For overall system performance we use PCMark Vantage. This is run in both x86 and x64 mode to give the best indication of performance.
Ok, now this is odd. The PCMark scores for both X86 and X64 at stock speeds (and with the HD 5870) are at the bottom of the list. It was not until we overclocked the PII X6 that we saw the scores rise.
For synthetic gaming tests we used the industry standard and overlockers bragging tool 3DMark Vantage. This is a test that strives to mimic the impact modern games have on a system.
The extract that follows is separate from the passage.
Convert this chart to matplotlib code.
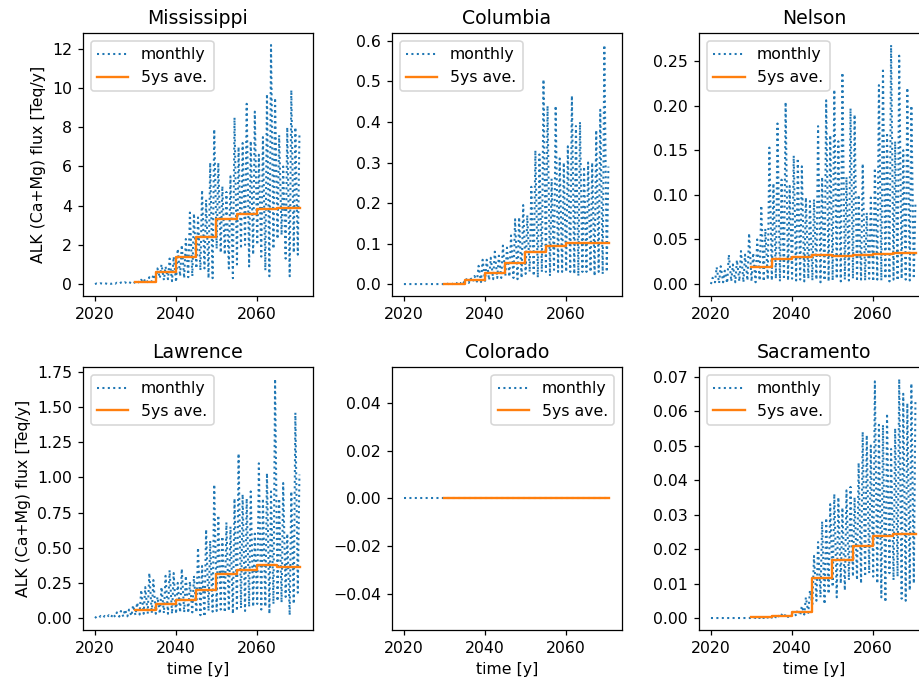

Futuremark went a long way to change from the early days of graphics driven tests to a broader approach including physics, AI and more advanced graphics simulations.
3DMark Vantage uses the DX10 API in addition to having support for PhysX. As we are no longer using an NVIDIA GPU for testing (at least until we can get a GTX 4xx card) you will only see the CPU based PhysX results in the scores. For testing we use the Performance test run.
The 3DMark scores were not exactly what we hoped they would be. Again at stock and even overclocked they are at the bottom of the pile. It is not until we drop in the 5870 that the scores pick up.
Cinebench R11.5 x64
Cinebench is a synthetic rendering tool developed by Maxon. Maxon is the same company that developed Cinema4D, another industry leading 3D Animation application. Cinebench R11.5 tests your systems ability to render across a single and multiple CPU cores. It also tests your systems ability to process OpenGL information.
The Cinebench score for the A88GM with the Phenom II X6 is not bad at all. It is not the equivalent of the 890FX scores we have seen, but it is a solid score.